At the BC Climate Resilience Summit earlier this month, leaders from across British Columbia gathered to confront one of the defining challenges of today: how to prepare for a future where climate driven hazards are more frequent, more destructive, and more intertwined with our social and economic systems?
The keynote from Mayor Richard Ireland of Jasper reflected on the response to wildfire Jasper, and an insightful panel discussed how to keep Canada insurable. Both segments converged on the same truth: resilience is built long before disaster, enabled by the systems invested in, and revealed through community.
Pictured: Kookai Chaimahawong, Executive Director, Centre for Climate and Business Solutions at UBC Sauder School of Business, Don Iveson, Executive Advisor, Resilience Acceleration Lab, The Co-Operators and Mayor Richard Ireland of Jasper at the BC Climate Resilience Summit.
What Jasper’s wildfire demonstrated
On day one of the BC Climate Resilience Summit, UBC Sauder’s Centre for Climate and Business Solutions was proud to support a powerful keynote from Mayor Richard Ireland of Jasper, reflecting on the community’s wildfire experience in 2024. It was not only a story about loss, it was about capacity, connection, and decades of preparation that enabled Jasper to withstand the unimaginable.
Mayor Ireland offered insight that became an anchor for the event: “Adversity doesn’t build resilience; it reveals it. Resilience is a verb, not a noun.”
Jasper’s safe evacuation, preservation of infrastructure, and early recovery were the result of long-term investments in social cohesion, local capacity, and trust – the foundations of social infrastructure. Community spaces like restaurants and the local library became hubs of information, care, and belonging. Relationships became operational assets.
Mayor Ireland shared observations while reflecting on Jasper’s resilience. “Jasper is the most fire-resilient community in Canada but not enough communities are vying for that title.”
As Jasper rebuilds with improved building standards, FireSmart practices, and resident support programs, the message is clear: resilience succeeds when people are at the centre.

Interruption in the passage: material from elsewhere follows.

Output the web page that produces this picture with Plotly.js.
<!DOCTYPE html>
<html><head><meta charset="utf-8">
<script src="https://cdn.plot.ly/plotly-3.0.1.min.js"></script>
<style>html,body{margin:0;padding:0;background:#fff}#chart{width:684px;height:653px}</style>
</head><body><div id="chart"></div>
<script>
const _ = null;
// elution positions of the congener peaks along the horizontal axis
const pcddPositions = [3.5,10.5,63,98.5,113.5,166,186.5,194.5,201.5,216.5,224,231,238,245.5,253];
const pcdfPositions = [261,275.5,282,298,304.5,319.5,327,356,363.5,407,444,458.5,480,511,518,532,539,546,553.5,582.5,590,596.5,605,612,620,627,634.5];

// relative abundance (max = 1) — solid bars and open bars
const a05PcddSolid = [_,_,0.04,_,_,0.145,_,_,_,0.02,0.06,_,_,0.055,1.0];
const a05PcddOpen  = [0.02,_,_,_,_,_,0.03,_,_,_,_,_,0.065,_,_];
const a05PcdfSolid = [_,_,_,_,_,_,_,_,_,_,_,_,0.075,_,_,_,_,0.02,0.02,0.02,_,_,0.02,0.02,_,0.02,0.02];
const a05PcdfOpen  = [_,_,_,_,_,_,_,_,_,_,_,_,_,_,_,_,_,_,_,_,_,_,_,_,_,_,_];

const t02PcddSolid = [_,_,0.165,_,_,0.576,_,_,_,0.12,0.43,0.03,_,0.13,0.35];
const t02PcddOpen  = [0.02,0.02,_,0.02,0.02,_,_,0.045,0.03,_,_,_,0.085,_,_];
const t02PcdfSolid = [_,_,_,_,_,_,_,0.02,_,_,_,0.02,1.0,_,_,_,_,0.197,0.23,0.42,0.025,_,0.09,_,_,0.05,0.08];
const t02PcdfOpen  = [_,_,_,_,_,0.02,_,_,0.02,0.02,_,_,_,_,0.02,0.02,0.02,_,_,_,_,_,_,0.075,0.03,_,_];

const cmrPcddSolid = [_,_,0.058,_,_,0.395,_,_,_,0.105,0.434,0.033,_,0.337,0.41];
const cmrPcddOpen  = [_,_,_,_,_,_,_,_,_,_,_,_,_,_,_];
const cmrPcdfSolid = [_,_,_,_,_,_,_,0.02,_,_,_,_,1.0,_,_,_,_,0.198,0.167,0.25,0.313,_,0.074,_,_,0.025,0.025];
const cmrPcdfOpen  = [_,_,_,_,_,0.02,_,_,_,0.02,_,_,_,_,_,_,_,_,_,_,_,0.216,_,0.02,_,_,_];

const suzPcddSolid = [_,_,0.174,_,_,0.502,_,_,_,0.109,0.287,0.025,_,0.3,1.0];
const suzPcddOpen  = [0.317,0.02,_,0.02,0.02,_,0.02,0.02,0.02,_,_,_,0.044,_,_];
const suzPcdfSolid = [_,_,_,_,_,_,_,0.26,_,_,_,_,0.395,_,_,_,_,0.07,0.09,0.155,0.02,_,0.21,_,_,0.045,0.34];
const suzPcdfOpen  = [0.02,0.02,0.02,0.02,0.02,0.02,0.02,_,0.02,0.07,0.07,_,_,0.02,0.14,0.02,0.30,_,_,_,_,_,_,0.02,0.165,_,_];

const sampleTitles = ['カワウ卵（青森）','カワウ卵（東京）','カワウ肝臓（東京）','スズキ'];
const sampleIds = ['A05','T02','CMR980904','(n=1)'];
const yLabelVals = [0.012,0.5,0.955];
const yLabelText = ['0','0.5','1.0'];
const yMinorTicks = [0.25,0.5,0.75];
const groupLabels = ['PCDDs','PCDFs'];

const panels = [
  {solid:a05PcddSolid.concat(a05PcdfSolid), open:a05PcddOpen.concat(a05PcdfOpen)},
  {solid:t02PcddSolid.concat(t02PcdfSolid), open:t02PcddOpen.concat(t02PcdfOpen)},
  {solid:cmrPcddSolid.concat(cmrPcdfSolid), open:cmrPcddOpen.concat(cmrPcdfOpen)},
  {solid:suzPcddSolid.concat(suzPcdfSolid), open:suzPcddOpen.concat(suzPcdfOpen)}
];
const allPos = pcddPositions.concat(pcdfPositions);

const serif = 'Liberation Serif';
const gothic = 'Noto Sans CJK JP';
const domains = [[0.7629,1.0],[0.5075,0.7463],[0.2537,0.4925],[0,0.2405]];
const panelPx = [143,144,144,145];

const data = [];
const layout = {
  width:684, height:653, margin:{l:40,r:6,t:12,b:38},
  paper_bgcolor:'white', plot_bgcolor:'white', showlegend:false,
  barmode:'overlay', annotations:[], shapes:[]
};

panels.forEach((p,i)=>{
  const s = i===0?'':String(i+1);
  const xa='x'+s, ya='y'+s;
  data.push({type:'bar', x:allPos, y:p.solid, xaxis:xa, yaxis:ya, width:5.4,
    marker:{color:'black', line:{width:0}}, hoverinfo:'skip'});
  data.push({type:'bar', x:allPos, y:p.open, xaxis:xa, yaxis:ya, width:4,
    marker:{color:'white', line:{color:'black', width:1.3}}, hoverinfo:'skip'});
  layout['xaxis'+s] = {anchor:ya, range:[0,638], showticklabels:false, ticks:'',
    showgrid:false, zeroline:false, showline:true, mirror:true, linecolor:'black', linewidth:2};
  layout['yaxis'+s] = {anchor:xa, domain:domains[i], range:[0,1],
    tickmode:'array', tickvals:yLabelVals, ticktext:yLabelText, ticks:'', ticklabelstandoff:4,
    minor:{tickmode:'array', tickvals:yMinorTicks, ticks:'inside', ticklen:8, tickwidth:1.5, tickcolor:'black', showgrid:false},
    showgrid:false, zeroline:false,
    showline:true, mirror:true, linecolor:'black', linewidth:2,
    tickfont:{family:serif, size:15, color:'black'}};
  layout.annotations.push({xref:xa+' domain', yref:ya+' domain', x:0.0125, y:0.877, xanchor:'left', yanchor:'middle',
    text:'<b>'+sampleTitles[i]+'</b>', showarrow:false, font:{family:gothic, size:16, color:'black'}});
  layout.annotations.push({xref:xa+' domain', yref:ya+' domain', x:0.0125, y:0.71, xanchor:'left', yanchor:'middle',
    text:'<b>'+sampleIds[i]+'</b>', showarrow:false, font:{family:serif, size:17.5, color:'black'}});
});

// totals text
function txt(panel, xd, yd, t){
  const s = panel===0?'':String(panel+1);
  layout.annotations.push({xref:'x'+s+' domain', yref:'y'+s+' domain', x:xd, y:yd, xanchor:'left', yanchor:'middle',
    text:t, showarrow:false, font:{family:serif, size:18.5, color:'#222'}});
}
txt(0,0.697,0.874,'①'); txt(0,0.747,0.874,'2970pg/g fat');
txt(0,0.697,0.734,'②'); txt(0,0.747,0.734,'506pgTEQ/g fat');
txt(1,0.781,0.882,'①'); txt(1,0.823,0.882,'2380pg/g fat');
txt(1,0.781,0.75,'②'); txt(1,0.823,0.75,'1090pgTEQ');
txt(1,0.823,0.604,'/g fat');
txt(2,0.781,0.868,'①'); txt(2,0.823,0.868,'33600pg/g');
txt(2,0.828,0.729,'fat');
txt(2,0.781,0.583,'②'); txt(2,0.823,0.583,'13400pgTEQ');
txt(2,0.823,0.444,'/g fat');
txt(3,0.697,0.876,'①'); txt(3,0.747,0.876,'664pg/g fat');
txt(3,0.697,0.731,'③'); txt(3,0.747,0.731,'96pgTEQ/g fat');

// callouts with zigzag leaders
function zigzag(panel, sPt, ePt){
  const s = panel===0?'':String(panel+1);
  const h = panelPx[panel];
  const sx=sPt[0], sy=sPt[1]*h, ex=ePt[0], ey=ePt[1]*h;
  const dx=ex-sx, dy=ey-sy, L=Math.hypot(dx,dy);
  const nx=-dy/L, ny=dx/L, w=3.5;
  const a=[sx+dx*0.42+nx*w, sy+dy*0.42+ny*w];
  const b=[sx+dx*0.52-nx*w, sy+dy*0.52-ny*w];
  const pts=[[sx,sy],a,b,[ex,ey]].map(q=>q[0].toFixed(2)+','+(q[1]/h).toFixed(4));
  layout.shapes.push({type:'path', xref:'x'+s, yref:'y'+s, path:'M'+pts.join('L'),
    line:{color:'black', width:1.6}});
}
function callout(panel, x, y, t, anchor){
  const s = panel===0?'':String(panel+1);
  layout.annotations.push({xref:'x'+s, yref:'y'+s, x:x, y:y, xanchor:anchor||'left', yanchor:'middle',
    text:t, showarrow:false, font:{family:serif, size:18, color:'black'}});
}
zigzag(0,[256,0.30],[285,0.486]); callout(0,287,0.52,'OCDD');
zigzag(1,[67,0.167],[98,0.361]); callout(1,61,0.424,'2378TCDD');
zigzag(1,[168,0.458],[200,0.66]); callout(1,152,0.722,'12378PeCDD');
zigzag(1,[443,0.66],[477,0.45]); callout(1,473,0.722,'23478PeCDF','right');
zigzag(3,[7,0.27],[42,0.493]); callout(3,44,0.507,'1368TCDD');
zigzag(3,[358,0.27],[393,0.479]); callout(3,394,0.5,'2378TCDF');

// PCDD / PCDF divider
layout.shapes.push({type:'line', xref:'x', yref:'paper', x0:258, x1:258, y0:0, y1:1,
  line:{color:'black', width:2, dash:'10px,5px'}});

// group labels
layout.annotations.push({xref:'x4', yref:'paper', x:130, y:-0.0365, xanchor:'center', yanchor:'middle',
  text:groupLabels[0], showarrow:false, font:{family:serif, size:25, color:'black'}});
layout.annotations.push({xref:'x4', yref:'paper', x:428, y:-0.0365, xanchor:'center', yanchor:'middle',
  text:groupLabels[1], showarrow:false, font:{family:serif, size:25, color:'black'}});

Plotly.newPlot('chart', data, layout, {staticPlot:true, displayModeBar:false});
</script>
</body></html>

Why end a climate summit with a conversation about insurance?
Allison Ashcroft, Franziska Niegemann, David Liebl, and Don Iveson pictured during the panel at the BC Climate Resilience Summit.

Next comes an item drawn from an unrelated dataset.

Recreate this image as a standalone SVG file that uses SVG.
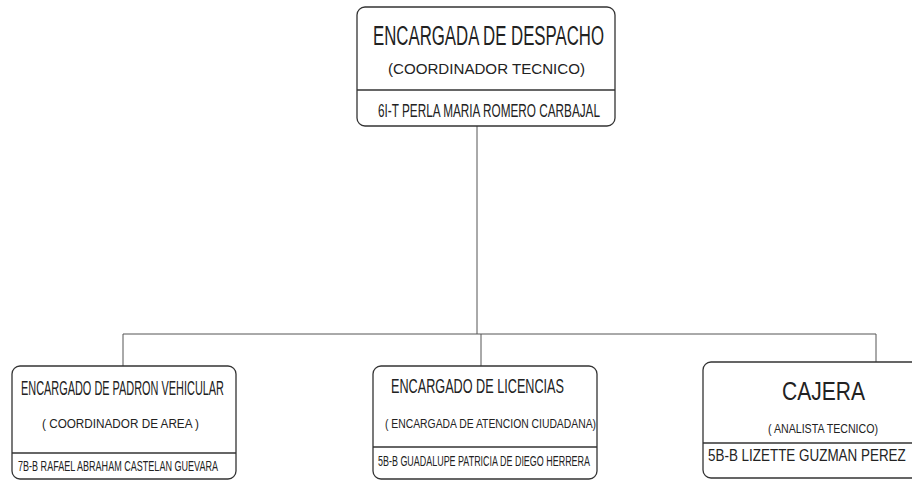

The Summit closed with a panel that surprised many with a deep dive into insurance, finance, and the future of risk in Canada.
Moderated by Don Iveson, Executive Advisor, Resilience Acceleration Lab, The Co-Operators with insights from Allison Ashcroft, Municipal Finance Authority of BC, Franziska Niegemann, BC Financial Services Authority and David Liebl, Wawanesa Insurance, the panel tackled the question that’s becoming existential for communities: how to keep Canada insurable as climate impacts accelerate? “This isn’t just about insurance,” shared Iveson. “It’s about the country we want in the future.”
With climate losses accelerating, the panel discussed how premiums in BC are rising sharply and the risk pool is under strain. “One year of payments can happen now in a day or hours,” the panel noted.
Communities cannot build resilience on financial uncertainty
Ashcroft discussed how local governments are facing aging infrastructure, limited borrowing capacity, and unpredictable funding, a combination that threatens long-term climate adaptation. “There’s no way to do a 20-year capital plan without knowing if the money is coming in,” shared Ashcroft.
Finance systems haven’t caught up to climate reality
Niegemann posed the question: “What happens to capital flows in insurance and lending when these risks really start to hit?” Despite what we know, most financial behaviour doesn’t consider climate adaptation.
Why these conversations matter for businesses
While the Summit brought together community leaders, policymakers, and resilience practitioners, the implications reach far beyond the public sector. The insights shared speak directly to what businesses could face in the coming decade.
Hazards are no longer hypothetical. Wildfires, floods, heat, smoke, and supply chain disruptions are already reshaping operating realities, and so is the financial system that many businesses rely on. The insurance panel emphasized that:
Insurance costs will continue rising in high-risk regions — affecting everything from commercial leases to lending requirements.
Capital flows will shift as lenders and investors reassess climate-exposed assets.
Regulation is tightening — from disclosure expectations to due diligence for climate exposed portfolios.
Talent demands are growing as organizations seek employees who understand climate risk and adaptation.
For many businesses, this isn’t a distant threat. It’s a present-day operational, financial, and human challenge.
Looking forward
The BC Climate Resilience Summit emphasized that Canada is entering a new era. One defined by compounding climate risk but also by unprecedented opportunities for innovation, collaboration, and leadership.
Keeping communities safe, connected, and insurable will require:
national leadership
long-term, predictable funding
open access to risk data
bold municipal action
and businesses playing an active role in climate adaptation
The Centre for Climate and Business Solutions at UBC Sauder is committed to supporting this future by equipping businesses with the talent, research, and dialogue needed to lead the transition.